Michael Caine Source: Wikipedia.org
Michael Caine
                Source: Wikipedia.org

 From television I learned a basic lesson that extends beyond the studio into every corner of daily life.  The face is the perfect register of the human condition. 

Novice television directors need to learn early on that the art of video is largely built on the close up, sometimes called the “reaction shot.”  The traditions of film-making still include the idea that the long-distant shot, or “coverage” of a scene, can be useful  for defining locations or clarifying who is within earshot of a key figure.  But the video image that matters most is the tight close up of someone who is giving or receiving important information. Frequently the director’s choice is to focus on the actor who is simply reacting to another’s lines.  As many performers have noted, some of their best work occurs when they are allowed to let their character’s face represent their feelings.

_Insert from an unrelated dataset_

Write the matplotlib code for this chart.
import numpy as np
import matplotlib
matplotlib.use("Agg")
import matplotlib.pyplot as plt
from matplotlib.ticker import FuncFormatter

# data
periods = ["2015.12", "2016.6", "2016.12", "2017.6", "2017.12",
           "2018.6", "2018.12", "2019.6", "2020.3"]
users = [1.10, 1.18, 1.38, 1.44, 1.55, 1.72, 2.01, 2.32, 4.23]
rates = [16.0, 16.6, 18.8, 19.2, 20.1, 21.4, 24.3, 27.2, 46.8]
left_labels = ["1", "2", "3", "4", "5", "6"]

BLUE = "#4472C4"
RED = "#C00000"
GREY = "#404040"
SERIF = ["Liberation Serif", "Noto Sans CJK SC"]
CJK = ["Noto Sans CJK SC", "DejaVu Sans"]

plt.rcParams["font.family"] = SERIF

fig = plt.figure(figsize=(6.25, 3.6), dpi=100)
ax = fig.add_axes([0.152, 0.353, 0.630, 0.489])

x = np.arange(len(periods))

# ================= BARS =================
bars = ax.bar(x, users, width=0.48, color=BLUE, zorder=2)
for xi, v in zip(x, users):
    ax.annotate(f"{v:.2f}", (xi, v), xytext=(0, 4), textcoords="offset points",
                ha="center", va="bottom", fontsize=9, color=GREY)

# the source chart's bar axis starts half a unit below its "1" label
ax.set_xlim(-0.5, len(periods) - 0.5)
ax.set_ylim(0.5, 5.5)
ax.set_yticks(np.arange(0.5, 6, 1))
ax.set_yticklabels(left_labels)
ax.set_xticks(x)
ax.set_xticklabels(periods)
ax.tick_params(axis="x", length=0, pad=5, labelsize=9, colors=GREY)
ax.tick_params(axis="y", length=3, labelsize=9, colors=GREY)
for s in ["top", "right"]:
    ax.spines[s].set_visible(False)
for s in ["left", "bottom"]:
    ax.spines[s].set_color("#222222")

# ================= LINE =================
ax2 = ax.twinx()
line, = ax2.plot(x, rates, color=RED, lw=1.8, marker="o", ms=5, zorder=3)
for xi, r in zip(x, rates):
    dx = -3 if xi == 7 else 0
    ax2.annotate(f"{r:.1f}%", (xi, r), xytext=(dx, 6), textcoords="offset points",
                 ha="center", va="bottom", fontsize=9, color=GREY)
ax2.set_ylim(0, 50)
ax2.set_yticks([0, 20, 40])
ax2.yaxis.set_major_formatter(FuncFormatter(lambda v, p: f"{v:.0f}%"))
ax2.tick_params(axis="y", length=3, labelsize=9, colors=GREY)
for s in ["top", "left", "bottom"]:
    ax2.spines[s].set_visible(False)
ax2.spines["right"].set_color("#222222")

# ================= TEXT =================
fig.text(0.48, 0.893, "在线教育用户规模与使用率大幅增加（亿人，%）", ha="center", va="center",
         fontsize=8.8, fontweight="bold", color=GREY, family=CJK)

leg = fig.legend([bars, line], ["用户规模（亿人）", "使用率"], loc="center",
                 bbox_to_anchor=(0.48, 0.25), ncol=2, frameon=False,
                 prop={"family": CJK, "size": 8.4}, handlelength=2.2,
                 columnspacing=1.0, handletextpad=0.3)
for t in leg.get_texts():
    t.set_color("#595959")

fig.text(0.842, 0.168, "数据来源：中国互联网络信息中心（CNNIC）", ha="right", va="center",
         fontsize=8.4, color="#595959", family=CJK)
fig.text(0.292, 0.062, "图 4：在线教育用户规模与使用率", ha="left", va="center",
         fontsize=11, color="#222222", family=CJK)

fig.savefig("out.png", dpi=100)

I learned about the importance of the television close-up the hard way as a less-than-gifted student director in a television production class.  Directing my own scene from the control room, I asked a camera operator in the studio to pull way back for a very wide shot.  I think he was eventually pinned against the back wall trying to accommodate my request.  And it was at that point my instructor leaned forward to deliver in a whisper what I’m sure he would have preferred to shout in the quiet control room: “Woodward, you are not David Lean shooting Lawrence of Arabia.  This is television.  It’s an intimate medium.  Forget the wide shots.”  In truth, the 35-foot wide studio was never going to yield up anything like the distant speck of Peter O’Toole crossing an empty desert.  And that was not what I really wanted.  But I learned a basic lesson that extends beyond television into every corner of daily life: The face is the perfect register of the human condition.

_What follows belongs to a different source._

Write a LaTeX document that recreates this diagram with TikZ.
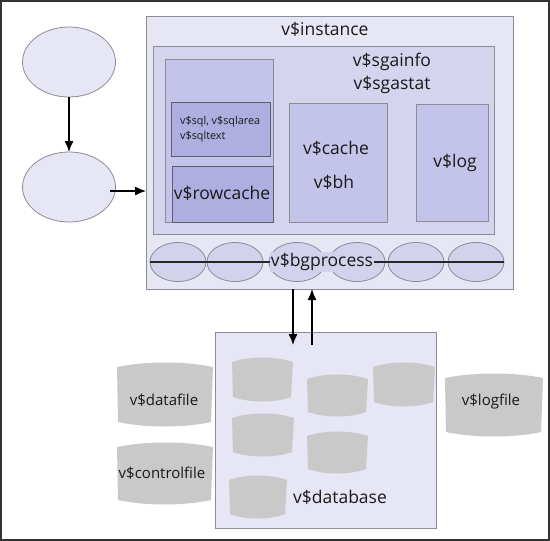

The angle of the head, the averted or astonished eyes, the position of the brow, the muscles of the face and the position of the mouth:  they are all there to give up our secrets because they so easily reveal our feelings.  Children begin to require the capability of reading faces even before their first birthday. We learn early on that they eyes are sometimes a more accurate indicator of a person’s true state of mind than what they say.  Watch actor Tom Hanks as Walt Disney during his first meeting with the starchy P.L. Travers in Saving Mr. Banks (2014).  The story of his twenty year effort to get the rights to make a feature film built around her character, Mary Poppins.  At first he uses all of his down-home Missouri charm to flatter Travers, shaking off her icy hostility.  But then she takes a step too far, tossing off the observation that she doesn’t want Poppins in “one of your silly animated films.” At that point Hanks suddenly goes quiet, but the camera is in close to register the kind of hurt a anyone might feel if they have just been told that their life’s work has been a waste of time.

British actor Michael Caine’s classic masterclass on performing for the camera is helpful in understanding how important reactions are in bringing a character to life.  His advice to actors to connect with an audience by allowing only one eye–not both–to look at the camera is especially interesting.  It’s available here, on U-tube:   https://www.youtube.com/watch?v=bBzReBMU2s8

The larger lesson is quite simple.  The loss of access to another’s face when we are talking to them is an enormous handicap.  I can’t confirm the accuracy of the old saying that ‘the eyes are a window into the soul.’  But it is surely the case that the complex musculature of the face is rich in meaning and nuance.  It’s absence in the kind of text-only content that is increasingly the norm in digital platforms puts us at a significant disadvantage in understanding others.